Because the one-shot pooled likelihood is defined on the shared allele score, pleiotropy-robust summarized-data methods are a secondary analysis. Here we use per-SNP estimates from the same synthetic site. Medusa’s internal Steiger implementation does not support binary outcomes; for binary-outcome Steiger filtering, use engine = "TwoSampleMR", which delegates to TwoSampleMR::steiger_filtering(). We force Medusa’s internal engine here so the vignette remains fully reproducible without requiring TwoSampleMR.

# Fit the same site in per-SNP mode for summarized-data sensitivity methods
profilePerSnp <- fitOutcomeModel(
  cohortData = cohortData,
  covariateData = NULL,
  instrumentTable = instruments,
  betaGrid = betaGrid,
  analysisType = "perSNP",
  siteId = "site_A"
)
#> Fitting outcome model at site 'site_A' (4226 cases, 3774 controls)...
#> Site 'site_A': beta_ZY_hat = -0.0766 (SE = 0.0749).

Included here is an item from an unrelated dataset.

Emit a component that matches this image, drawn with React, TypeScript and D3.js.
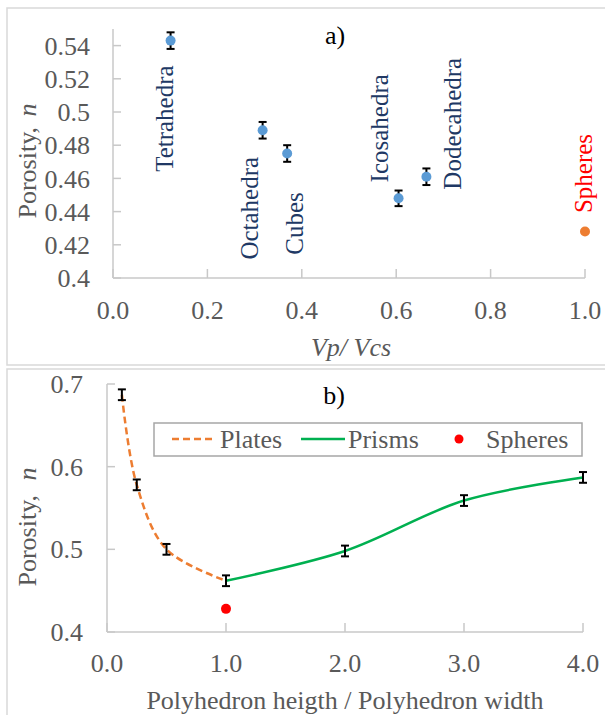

sensitivity <- runSensitivityAnalyses(
  profilePerSnp$perSnpEstimates,
  methods = c("IVW", "MREgger", "WeightedMedian", "LeaveOneOut"),
  engine = "internal"
)
#> Running sensitivity analyses with 7 SNPs...
#>   Engine: internal
#>   IVW...
#>   MR-Egger...
#>   Weighted Median...
#>   Leave-One-Out...
#> Sensitivity analyses complete.

# Summary
print(sensitivity$summary)
#>            method     beta_MR      se_MR   ci_lower   ci_upper      pval
#> 1             IVW -0.05796889 0.05178126 -0.1594601 0.04352238 0.2629288
#> 2        MR-Egger -0.05055973 0.10924328 -0.2646766 0.16355710 0.6629393
#> 3 Weighted Median -0.03482852 0.06398487 -0.1602389 0.09058183 0.5862184

Interpretation for Drug Development

The MR analysis provides genetic evidence regarding the causal role of IL-6 signaling in colorectal cancer risk, but the numerical result in this vignette comes from synthetic outcome data. The worked example is therefore about correct analysis mechanics, not about claiming a real protective or harmful effect.

In a real target-validation study, the primary interpretation would rest on four checks:

Instrument fidelity: The same allele score must define the local outcome model and the external beta_ZX denominator.
Pleiotropy robustness: Concordance across IVW, MR-Egger, weighted median, and leave-one-out analyses is more informative than a single point estimate.
Clinical triangulation: Any MR signal should be compared against human genetics, disease biology, and trial safety data for IL-6 pathway blockade.
Literature context: The current colorectal-cancer MR literature for circulating interleukins remains mixed, so this is best treated as a motivating oncology use case rather than a settled causal claim.

For readers newer to MR, the key conceptual takeaway is that the package is not estimating “the effect of carrying a risk SNP.” It is using inherited genetic variation as a proxy for a modifiable biology (here, IL-6 signaling), then asking whether people with genetically shifted pathway activity also differ in colorectal cancer risk in the expected direction.